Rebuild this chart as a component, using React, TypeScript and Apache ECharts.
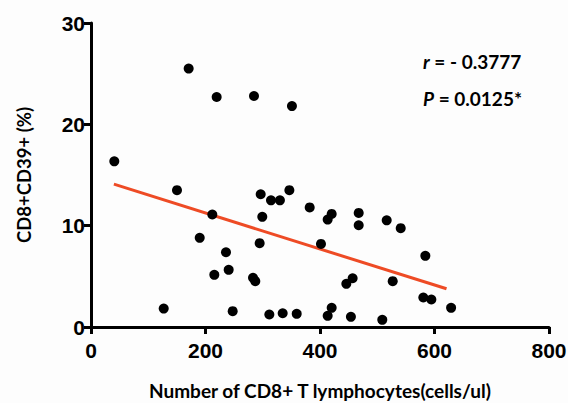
import React, { useEffect, useRef } from "react";
import * as echarts from "echarts";

const xValues = [40.7, 170.6, 219.5, 284.7, 351, 150.2, 211.9, 189.9, 235.8, 215.4, 240.5, 283, 287, 127, 247.5, 296.4, 314.4, 330, 346.5, 299.2, 294.6, 311.5, 334.8, 359.3, 382, 420.4, 413.4, 467.6, 467.6, 516.5, 541, 401.7, 584, 457, 446, 527, 580.5, 594.5, 629, 420.4, 413.4, 454, 508.8];
const yValues = [16.35, 25.5, 22.7, 22.8, 21.8, 13.5, 11.1, 8.8, 7.38, 5.15, 5.64, 4.85, 4.52, 1.82, 1.56, 13.1, 12.5, 12.5, 13.5, 10.87, 8.27, 1.23, 1.36, 1.3, 11.8, 11.16, 10.6, 11.26, 10.04, 10.53, 9.75, 8.2, 7.02, 4.81, 4.26, 4.52, 2.91, 2.71, 1.89, 1.89, 1.1, 1.0, 0.71];
const fitLineX = [40, 621];
const fitLineY = [14.1, 3.77];
const xTicks = [0, 200, 400, 600, 800];
const yTicks = [0, 10, 20, 30];
const xTitle = "Number of CD8+ T lymphocytes(cells/ul)";
const yTitle = "CD8+CD39+ (%)";

export default function App() {
  const ref = useRef<HTMLDivElement>(null);
  useEffect(() => {
    document.body.style.margin = "0";
    const chart = echarts.init(ref.current!, null, { renderer: "svg" });
    const titleFont = "Lato, 'Open Sans', sans-serif";
    chart.setOption({
      animation: false,
      backgroundColor: "#fdfdfd",
      grid: { left: 91, right: 19, top: 23, bottom: 76, outerBoundsMode: "none", containLabel: false },
      xAxis: {
        type: "value",
        min: xTicks[0],
        max: xTicks[xTicks.length - 1],
        interval: xTicks[1] - xTicks[0],
        splitLine: { show: false },
        axisLine: { onZero: false, lineStyle: { color: "#000", width: 3 } },
        axisTick: { show: true, length: 7, lineStyle: { width: 3, color: "#000" } },
        axisLabel: { color: "#000", fontSize: 21, fontWeight: "bold", fontFamily: "'Liberation Sans', Arial", margin: 13 },
        name: xTitle,
        nameLocation: "middle",
        nameGap: 54,
        nameTextStyle: { color: "#000", fontSize: 19, fontWeight: "bold", fontFamily: titleFont },
      },
      yAxis: {
        type: "value",
        min: yTicks[0],
        max: yTicks[yTicks.length - 1],
        interval: yTicks[1] - yTicks[0],
        splitLine: { show: false },
        axisLine: { show: true, onZero: false, lineStyle: { color: "#000", width: 3 } },
        axisTick: { show: true, length: 7, lineStyle: { width: 3, color: "#000" } },
        axisLabel: { color: "#000", fontSize: 21, fontWeight: "bold", fontFamily: "'Liberation Sans', Arial", margin: 6 },
        name: yTitle,
        nameLocation: "middle",
        nameGap: 58,
        nameTextStyle: { color: "#000", fontSize: 18.5, fontWeight: "bold", fontFamily: titleFont },
      },
      series: [
        {
          type: "line",
          data: fitLineX.map((x, i) => [x, fitLineY[i]]),
          symbol: "none",
          lineStyle: { color: "#ee4b25", width: 3 },
          z: 2,
        },
        {
          type: "scatter",
          data: xValues.map((x, i) => [x, yValues[i]]),
          symbolSize: 10,
          itemStyle: { color: "#000", opacity: 1 },
          z: 3,
        },
      ],
      graphic: [
        {
          type: "text",
          left: 423,
          top: 52,
          style: {
            text: "{i|r} = - 0.3777",
            fill: "#000",
            font: "bold 19px Lato, 'Open Sans', sans-serif",
            rich: { i: { fontStyle: "italic", fontWeight: "bold", fontSize: 19, fontFamily: titleFont } },
          },
        },
        {
          type: "text",
          left: 423,
          top: 89,
          style: {
            text: "{i|P} = 0.0125*",
            fill: "#000",
            font: "bold 19px Lato, 'Open Sans', sans-serif",
            rich: { i: { fontStyle: "italic", fontWeight: "bold", fontSize: 19, fontFamily: titleFont } },
          },
        },
      ],
    });
    return () => chart.dispose();
  }, []);
  return <div ref={ref} style={{ position: "absolute", left: 0, top: 0, width: 568, height: 403 }} />;
}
________
* [Work instructions]: Please set down each line of the data above exactly as written, without the pictures.

* [Task result]:
Rebuild this chart as a component, using React, TypeScript and Apache ECharts.
import React, { useEffect, useRef } from "react";
import * as echarts from "echarts";

const xValues = [40.7, 170.6, 219.5, 284.7, 351, 150.2, 211.9, 189.9, 235.8, 215.4, 240.5, 283, 287, 127, 247.5, 296.4, 314.4, 330, 346.5, 299.2, 294.6, 311.5, 334.8, 359.3, 382, 420.4, 413.4, 467.6, 467.6, 516.5, 541, 401.7, 584, 457, 446, 527, 580.5, 594.5, 629, 420.4, 413.4, 454, 508.8];
const yValues = [16.35, 25.5, 22.7, 22.8, 21.8, 13.5, 11.1, 8.8, 7.38, 5.15, 5.64, 4.85, 4.52, 1.82, 1.56, 13.1, 12.5, 12.5, 13.5, 10.87, 8.27, 1.23, 1.36, 1.3, 11.8, 11.16, 10.6, 11.26, 10.04, 10.53, 9.75, 8.2, 7.02, 4.81, 4.26, 4.52, 2.91, 2.71, 1.89, 1.89, 1.1, 1.0, 0.71];
const fitLineX = [40, 621];
const fitLineY = [14.1, 3.77];
const xTicks = [0, 200, 400, 600, 800];
const yTicks = [0, 10, 20, 30];
const xTitle = "Number of CD8+ T lymphocytes(cells/ul)";
const yTitle = "CD8+CD39+ (%)";

export default function App() {
  const ref = useRef<HTMLDivElement>(null);
  useEffect(() => {
    document.body.style.margin = "0";
    const chart = echarts.init(ref.current!, null, { renderer: "svg" });
    const titleFont = "Lato, 'Open Sans', sans-serif";
    chart.setOption({
      animation: false,
      backgroundColor: "#fdfdfd",
      grid: { left: 91, right: 19, top: 23, bottom: 76, outerBoundsMode: "none", containLabel: false },
      xAxis: {
        type: "value",
        min: xTicks[0],
        max: xTicks[xTicks.length - 1],
        interval: xTicks[1] - xTicks[0],
        splitLine: { show: false },
        axisLine: { onZero: false, lineStyle: { color: "#000", width: 3 } },
        axisTick: { show: true, length: 7, lineStyle: { width: 3, color: "#000" } },
        axisLabel: { color: "#000", fontSize: 21, fontWeight: "bold", fontFamily: "'Liberation Sans', Arial", margin: 13 },
        name: xTitle,
        nameLocation: "middle",
        nameGap: 54,
        nameTextStyle: { color: "#000", fontSize: 19, fontWeight: "bold", fontFamily: titleFont },
      },
      yAxis: {
        type: "value",
        min: yTicks[0],
        max: yTicks[yTicks.length - 1],
        interval: yTicks[1] - yTicks[0],
        splitLine: { show: false },
        axisLine: { show: true, onZero: false, lineStyle: { color: "#000", width: 3 } },
        axisTick: { show: true, length: 7, lineStyle: { width: 3, color: "#000" } },
        axisLabel: { color: "#000", fontSize: 21, fontWeight: "bold", fontFamily: "'Liberation Sans', Arial", margin: 6 },
        name: yTitle,
        nameLocation: "middle",
        nameGap: 58,
        nameTextStyle: { color: "#000", fontSize: 18.5, fontWeight: "bold", fontFamily: titleFont },
      },
      series: [
        {
          type: "line",
          data: fitLineX.map((x, i) => [x, fitLineY[i]]),
          symbol: "none",
          lineStyle: { color: "#ee4b25", width: 3 },
          z: 2,
        },
        {
          type: "scatter",
          data: xValues.map((x, i) => [x, yValues[i]]),
          symbolSize: 10,
          itemStyle: { color: "#000", opacity: 1 },
          z: 3,
        },
      ],
      graphic: [
        {
          type: "text",
          left: 423,
          top: 52,
          style: {
            text: "{i|r} = - 0.3777",
            fill: "#000",
            font: "bold 19px Lato, 'Open Sans', sans-serif",
            rich: { i: { fontStyle: "italic", fontWeight: "bold", fontSize: 19, fontFamily: titleFont } },
          },
        },
        {
          type: "text",
          left: 423,
          top: 89,
          style: {
            text: "{i|P} = 0.0125*",
            fill: "#000",
            font: "bold 19px Lato, 'Open Sans', sans-serif",
            rich: { i: { fontStyle: "italic", fontWeight: "bold", fontSize: 19, fontFamily: titleFont } },
          },
        },
      ],
    });
    return () => chart.dispose();
  }, []);
  return <div ref={ref} style={{ position: "absolute", left: 0, top: 0, width: 568, height: 403 }} />;
}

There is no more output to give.